§ What you are asked to do: Repeat the records below exactly, from the first line through the line containing "from matplotlib.colors import to_rgb", and leave out any pictures.

Figure scripts:

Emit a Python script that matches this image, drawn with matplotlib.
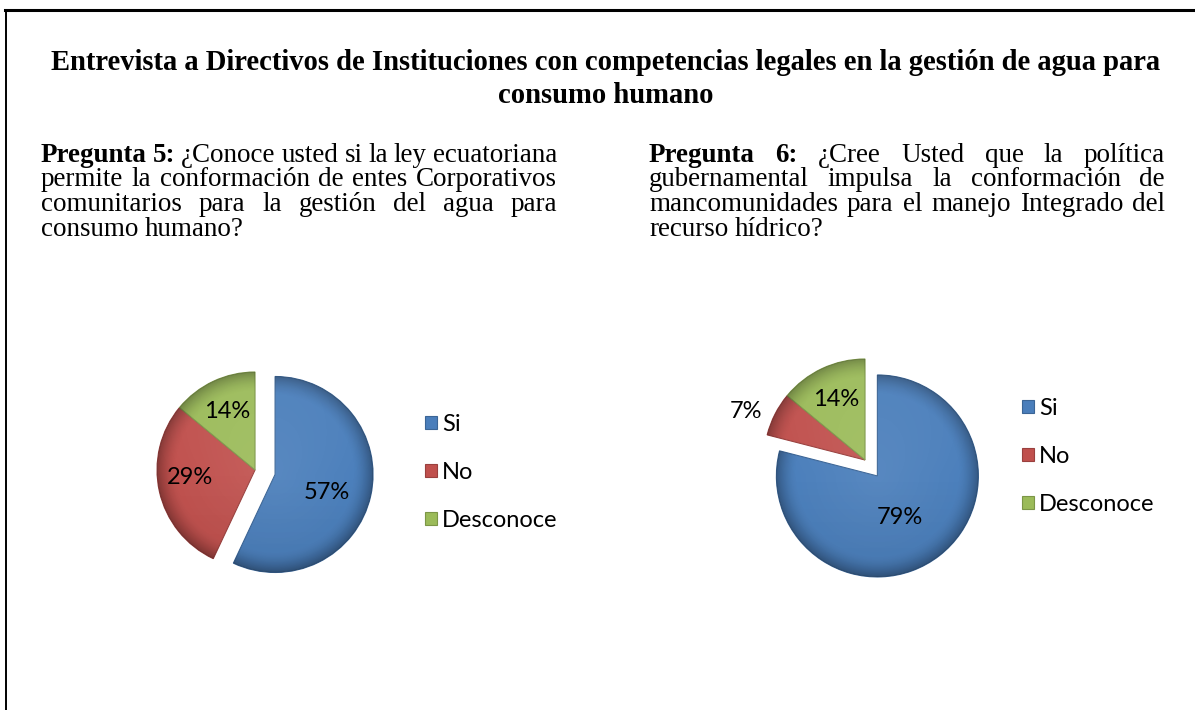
import matplotlib
matplotlib.use("Agg")
import matplotlib.pyplot as plt
import numpy as np
from matplotlib.lines import Line2D
from matplotlib.colors import to_rgb

# ---------------- data ----------------
title_lines = [
    "Entrevista a Directivos de Instituciones con competencias legales en la gestión de agua para",
    "consumo humano",
]
q5_lines = [
    [("Pregunta 5:", True), ("¿Conoce usted si la ley ecuatoriana", False)],
    [("permite la conformación de entes Corporativos", False)],
    [("comunitarios para la gestión del agua para", False)],
    [("consumo humano?", False)],
]
q6_lines = [
    [("Pregunta 6:", True), ("¿Cree Usted que la política", False)],
    [("gubernamental impulsa la conformación de", False)],
    [("mancomunidades para el manejo Integrado del", False)],
    [("recurso hídrico?", False)],
]
categories = ["Si", "No", "Desconoce"]
p5_values = [57, 29, 14]
p6_values = [79, 7, 14]
colors = ["#4A7EBB", "#C0504D", "#9BBB59"]

# ---------------- figure ----------------
W, H = 1195, 710
fig = plt.figure(figsize=(W / 100, H / 100), dpi=100)
fig.patch.set_facecolor("white")
renderer = fig.canvas.get_renderer()

SERIF = "Liberation Serif"
SANS = "Lato"


def fx(x):
    return x / W


def fy(y):
    return 1 - y / H


def text_width(s, **kw):
    t = fig.text(0, 0, s, **kw)
    w = t.get_window_extent(renderer).width
    t.remove()
    return w


def fit_size(s, target, **kw):
    return 10.0 * target / text_width(s, fontsize=10, **kw)


# border
fig.add_artist(Line2D([fx(5), fx(W)], [fy(10), fy(10)], color="black", lw=2.2,
                      transform=fig.transFigure))
fig.add_artist(Line2D([fx(5.5), fx(5.5)], [fy(10), fy(H + 2)], color="black", lw=1.4,
                      transform=fig.transFigure))

# title
tsize = fit_size(title_lines[0], 1114, family=SERIF, weight="bold")
for line, yb in zip(title_lines, [70, 103]):
    fig.text(fx(606), fy(yb), line, family=SERIF, weight="bold", fontsize=tsize,
             ha="center", va="baseline")

# justified question paragraphs
qsize = fit_size("mancomunidades para el manejo Integrado del", 505, family=SERIF)


def draw_justified(lines, x0, x1, baselines, size):
    space = text_width("x x", family=SERIF, fontsize=size) - text_width("xx", family=SERIF, fontsize=size)
    for i, (line, yb) in enumerate(zip(lines, baselines)):
        words = []
        for seg, bold in line:
            for w in seg.split():
                words.append((w, bold))
        widths = [text_width(w, family=SERIF, fontsize=size,
                             weight="bold" if b else "normal") for w, b in words]
        last = i == len(lines) - 1
        if last or len(words) == 1:
            gap = space
        else:
            gap = (x1 - x0 - sum(widths)) / (len(words) - 1)
        x = x0
        for (w, b), wd in zip(words, widths):
            fig.text(fx(x), fy(yb), w, family=SERIF, fontsize=size,
                     weight="bold" if b else "normal", ha="left", va="baseline")
            x += wd + gap


draw_justified(q5_lines, 41, 557, [162, 186.5, 211, 235.5], qsize)
draw_justified(q6_lines, 649, 1165, [162, 186.5, 211, 235.5], qsize)

# pies
lsize = fit_size("Desconoce", 116, family=SANS)


def darker(c, f=0.75):
    r, g, b = to_rgb(c)
    return (r * f, g * f, b * f)


def shade(ax, wedge):
    cx, cy = wedge.center
    r = wedge.r
    n = 300
    xs = np.linspace(cx - 1.05 * r, cx + 1.05 * r, n)
    ys = np.linspace(cy - 1.05 * r, cy + 1.05 * r, n)
    X, Y = np.meshgrid(xs, ys)
    rho = np.hypot(X - cx, Y - cy) / r
    dark = np.zeros((n, n, 4))
    dark[..., 3] = 0.30 * np.clip((rho - 0.80) / 0.20, 0, 1) ** 1.6 + 0.06 * np.clip(-(Y - cy) / r, 0, 1)
    light = np.ones((n, n, 4))
    light[..., 3] = 0.08 * np.clip(1 - rho, 0, 1) + 0.05 * np.clip((Y - cy) / r, 0, 1)
    for arr in (dark, light):
        im = ax.imshow(arr, extent=(xs[0], xs[-1], ys[0], ys[-1]), origin="lower",
                       zorder=wedge.get_zorder() + 0.1, interpolation="bilinear")
        im.set_clip_path(wedge)


def draw_pie(values, cx, cy, r, explode, label_f, label_dth, leg_x, leg_y):
    S = 175
    ax = fig.add_axes([fx(cx - S), fy(cy + S), 2 * S / W, 2 * S / H])
    wedges, texts, autotexts = ax.pie(
        values, colors=colors, startangle=90, counterclock=False,
        explode=explode, autopct="%.0f%%", radius=1,
        textprops=dict(family=SANS, fontsize=lsize, color="black"),
        wedgeprops=dict(linewidth=0.8))
    for w, c in zip(wedges, colors):
        w.set_edgecolor(darker(c, 0.8))
        shade(ax, w)
    for w, t, f, d in zip(wedges, autotexts, label_f, label_dth):
        th = np.deg2rad((w.theta1 + w.theta2) / 2 + d)
        x0, y0 = w.center
        t.set_position((x0 + f * w.r * np.cos(th), y0 + f * w.r * np.sin(th)))
        t.set_zorder(5)
    ax.set_xlim(-S / r, S / r)
    ax.set_ylim(-S / r, S / r)
    ax.set_aspect("equal")
    ax.axis("off")
    ax.legend(wedges, categories, loc="center left",
              bbox_to_anchor=(fx(leg_x), fy(leg_y)), bbox_transform=fig.transFigure,
              frameon=False, prop=dict(family=SANS, size=lsize),
              handlelength=0.5, handleheight=0.5, handletextpad=0.22,
              labelspacing=1.15, borderpad=0, borderaxespad=0)
    return ax


draw_pie(p5_values, 255, 470, 98, [0.21, 0, 0], [0.56, 0.67, 0.66], [-7, -6, 0], 425, 472.5)
draw_pie(p6_values, 865, 460, 101, [0.2, 0, 0], [0.47, 1.27, 0.66], [-9, 5, 0], 1022, 456.5)

fig.savefig("out.png", dpi=100, facecolor="white")
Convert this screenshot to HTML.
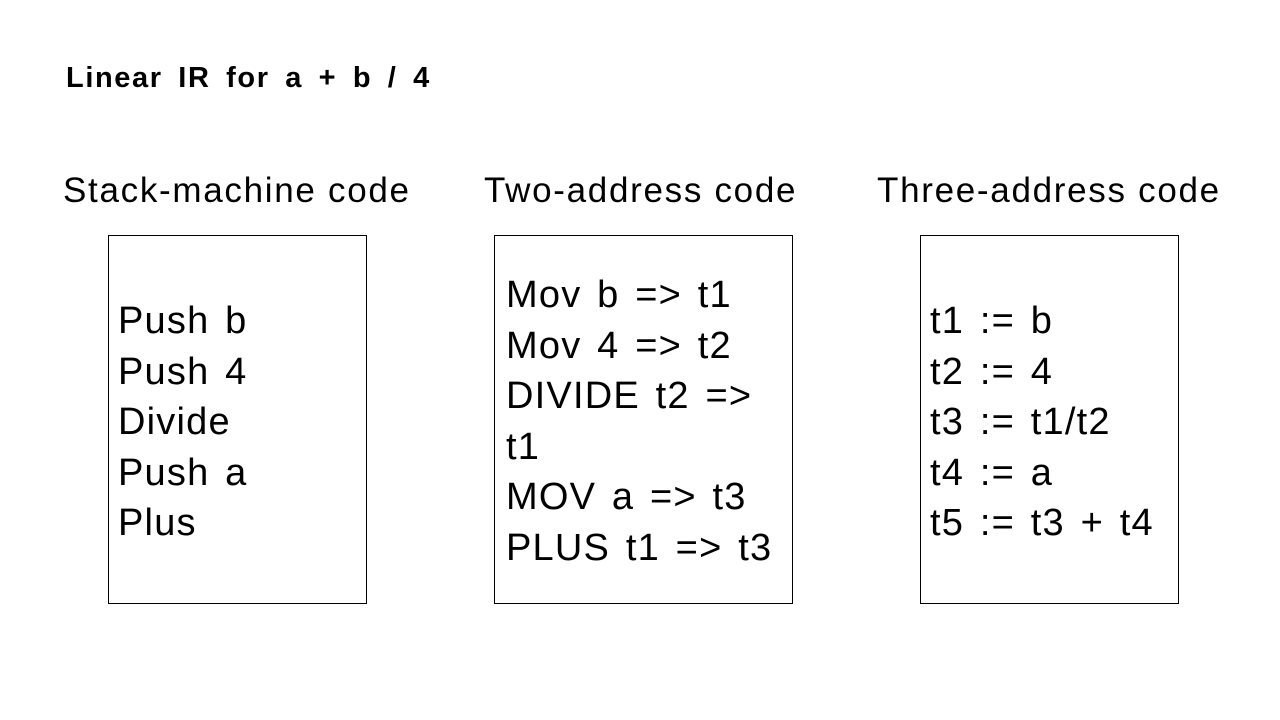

§ Task response:
Emit a Python script that matches this image, drawn with matplotlib.
import matplotlib
matplotlib.use("Agg")
import matplotlib.pyplot as plt
import numpy as np
from matplotlib.lines import Line2D
from matplotlib.colors import to_rgb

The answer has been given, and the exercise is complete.